Negotiations and threats to leave Fort Lauderdale Stadium seemed to drag on for years. But on Wednesday, the Baltimore Orioles made an abrupt exit.
The Sarasota City and County Commissions approved agreements that made way for the team to move its spring training operations to Sarasota’s Ed Smith Stadium next spring. And with that, the team is on its way out of South Florida, taking with it the tradition of spring training.
Major League Baseball teams used to be ubiquitous in South Florida. The Orioles made their spring home at now-demolished Bobby Maduro Stadium in Miami from 1959 to 1988. The New York Yankees trained in Fort Lauderdale from 1962 to 1995. The Texas Rangers spent the spring in Pompano Beach; the Atlanta Braves and Montreal Expos in West Palm Beach.
Now the Marlins and St. Louis Cardinals, who share Roger Dean Stadium in Jupiter, will be our closest teams.
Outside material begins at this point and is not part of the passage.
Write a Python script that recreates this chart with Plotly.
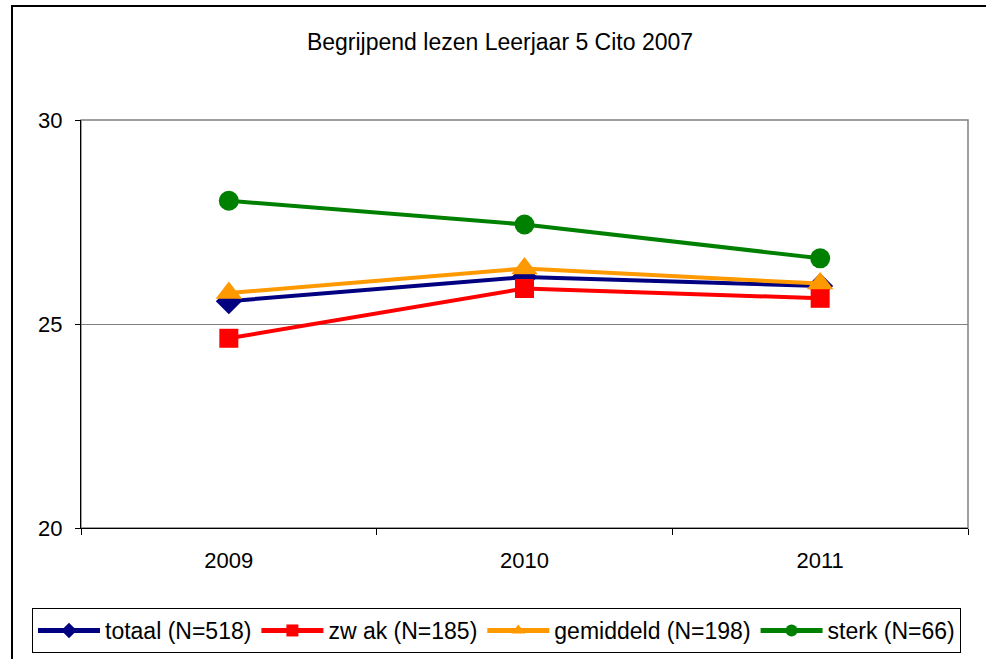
import plotly.graph_objects as go

years = ["2009", "2010", "2011"]
totaal = [25.56, 26.15, 25.93]
zwak = [24.65, 25.87, 25.63]
gemiddeld = [25.76, 26.36, 25.99]
sterk = [28.02, 27.44, 26.61]

names = ["totaal (N=518)", "zw ak (N=185)", "gemiddeld (N=198)", "sterk (N=66)"]
colors = ["#000080", "#FF0000", "#FF9900", "#008000"]
symbols = ["diamond", "square", "triangle-up", "circle"]
sizes = [20, 19, 23, 20]
series = [totaal, zwak, gemiddeld, sterk]

fig = go.Figure()
for name, col, sym, sz, vals in zip(names, colors, symbols, sizes, series):
    fig.add_trace(go.Scatter(
        x=years, y=vals, name=name, mode="lines+markers",
        line=dict(color=col, width=4),
        marker=dict(symbol=sym, size=sz, color=col),
    ))

W, H = 986, 659
L, R, T, B = 81, 968, 120, 528
pw, ph = R - L, B - T

def px(x):
    return (x - L) / pw

def py(y):
    return (B - y) / ph

fig.update_layout(
    width=W, height=H,
    margin=dict(l=L, r=W - R, t=T, b=H - B, autoexpand=False),
    paper_bgcolor="white", plot_bgcolor="white",
    font=dict(family="Liberation Sans, Arial, sans-serif", color="black", size=22),
    title=dict(text="Begrijpend lezen Leerjaar 5 Cito 2007", x=500 / W, xref="container",
               xanchor="center", y=1 - 42 / H, yref="container", yanchor="middle",
               font=dict(size=23)),
    showlegend=True,
    legend=dict(orientation="h", xref="paper", yref="paper",
                x=px(32), y=py(608), xanchor="left", yanchor="top",
                bordercolor="black", borderwidth=1, font=dict(size=23),
                itemsizing="constant", itemwidth=62, tracegroupgap=0),
    xaxis=dict(type="category", range=[-0.5, 2.5], tickson="boundaries",
               ticks="outside", ticklen=6, tickcolor="black",
               showline=True, linecolor="black", linewidth=1,
               showgrid=False, ticklabelstandoff=13, zeroline=False),
    yaxis=dict(range=[20, 30], tickvals=[20, 25, 30], ticks="outside", ticklen=5,
               tickcolor="black", showline=True, linecolor="black", linewidth=1,
               showgrid=True, gridcolor="#808080", gridwidth=1,
               ticklabelstandoff=8, zeroline=False),
    shapes=[
        dict(type="rect", xref="paper", yref="paper", x0=0, x1=1, y0=0, y1=1,
             line=dict(color="#808080", width=1.5), layer="below"),
        dict(type="rect", xref="paper", yref="paper", x0=px(12), x1=px(1000),
             y0=py(6), y1=py(680), line=dict(color="black", width=2)),
    ],
)

fig.write_html("out.html", config={"displayModeBar": False},
               post_script="document.body.style.margin='0';document.body.style.overflow='hidden';")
“Anytime you lose an athletic team of that magnitude, whether it’s for spring training or whether it’s for the Super Bowl, athletics is a large part of what makes quality of life issues so important,” Fort Lauderdale City Commissioner Charlotte Rodstrom said. “I really enjoyed having them here, they were part of the fabric of our community.”
At one time it seemed certain the Orioles would stay in Fort Lauderdale. In 2007, the team, Fort Lauderdale and Broward County reached agreement to fund a major overhaul of aging Fort Lauderdale Stadium. But that plan stalled last year when the Federal Aviation Administration said the team would need to pay $1.3 million annually to maintain adjacent Fort Lauderdale Executive Airport.
Despite the city’s efforts, the FAA didn’t budge. And the team continued negotiating with other communities from Vero Beach to Fort Myers, before hammering out the Sarasota deal. The $31.2 million, 30-year deal includes $7.5 million in state funds and $23.7 million from an increase in the county tourist tax. The agreement includes renovations to Ed Smith Stadium and minor league venue Twin Lakes Park and plans for a Cal Ripken Baseball youth academy.
“It is with great excitement that we announce that Sarasota will be our new long-term spring training home,” Orioles Executive Vice President John Angelos said in a statement released by the team.
Greater Fort Lauderdale Convention & Visitors Bureau President Nicki Grossman, who was in Oregon, got a call from the Orioles early Wednesday informing her of the Sarasota deal. While Grossman said she understood the team’s financial predicament, she’s disappointed the region will be losing what the bureau estimates are 19,000 visitors who travel here annually specifically to see the team and pump $25 million into local hotels, restaurants and other businesses. The Orioles also promoted the region in the Baltimore-Washington, D.C., area.
“It’s a huge disappointment,” Grossman said.
When some 50 members of the public signed up to speak at a public hearing at the Sarasota county commission, it seemed as though the agreements might never get to a vote. Residents weighed in on whether the deal had been struck in secret and the use of taxpayer dollars for the project when there are other needs in the community; others urged passage of the agreement to preserve baseball in Sarasota and to fund other sports. The commission voted 4-1 for the agreement; their vote came after the city commission voted 3-2 to transfer ownership of the stadium from the city to the county.
The Cincinnati Reds held spring training in Sarasota this past spring, but are moving to Phoenix next year. Rodstrom wished the Orioles well and said at least they will remain in Florida.
The 16 teams that trained in Florida this year drew 1.56 million fans, down from the 1.67 million fans 18 teams in the state drew in 2008. The Orioles averaged 4,588 a game this spring.